With the American public fixated on the threat of terrorism,
however, the Administration is understandably reluctant to portray
its foreign policy as related primarily to the protection of oil
supplies. Thus the third reason for the merger of the war against
terrorism and struggle for oil: to provide the White House with
a convenient rationale for extending U.S. military involvement
into areas that are of concern to Washington primarily because
of their role in supplying energy to the United States.
For all of these reasons, the war against terrorism and the
struggle for oil are likely to remain connected for the indefinite
future. This will entail growing U.S. military involvement in
the oil-supplying nations. At times, such involvement may be limited
to indirect forms of assistance, such as arms transfers and training
programs. At others, it will involve the deployment of significant
numbers of U.S. combat troops.
The Bush Administration has a right and an obligation to take
the necessary steps to protect the United States against further
acts of terrorism. Such efforts have been given unequivocal support
by the public and Congress.

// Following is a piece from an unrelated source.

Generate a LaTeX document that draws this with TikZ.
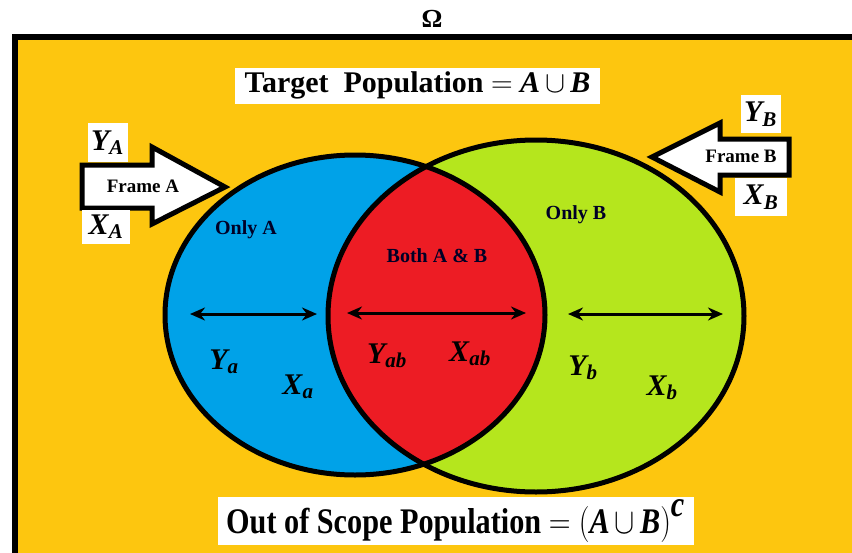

But such support does not extend to
an open-ended campaign to procure additional oil from overseas
suppliers and to protect these supplies from hostile forces.
Before committing additional military resources to such an
effort, we should consider if America's energy requirements could
be better provided through conservation and alternative energy
systems, which would reduce the risk of U.S. involvement in an
endless series of overseas conflicts.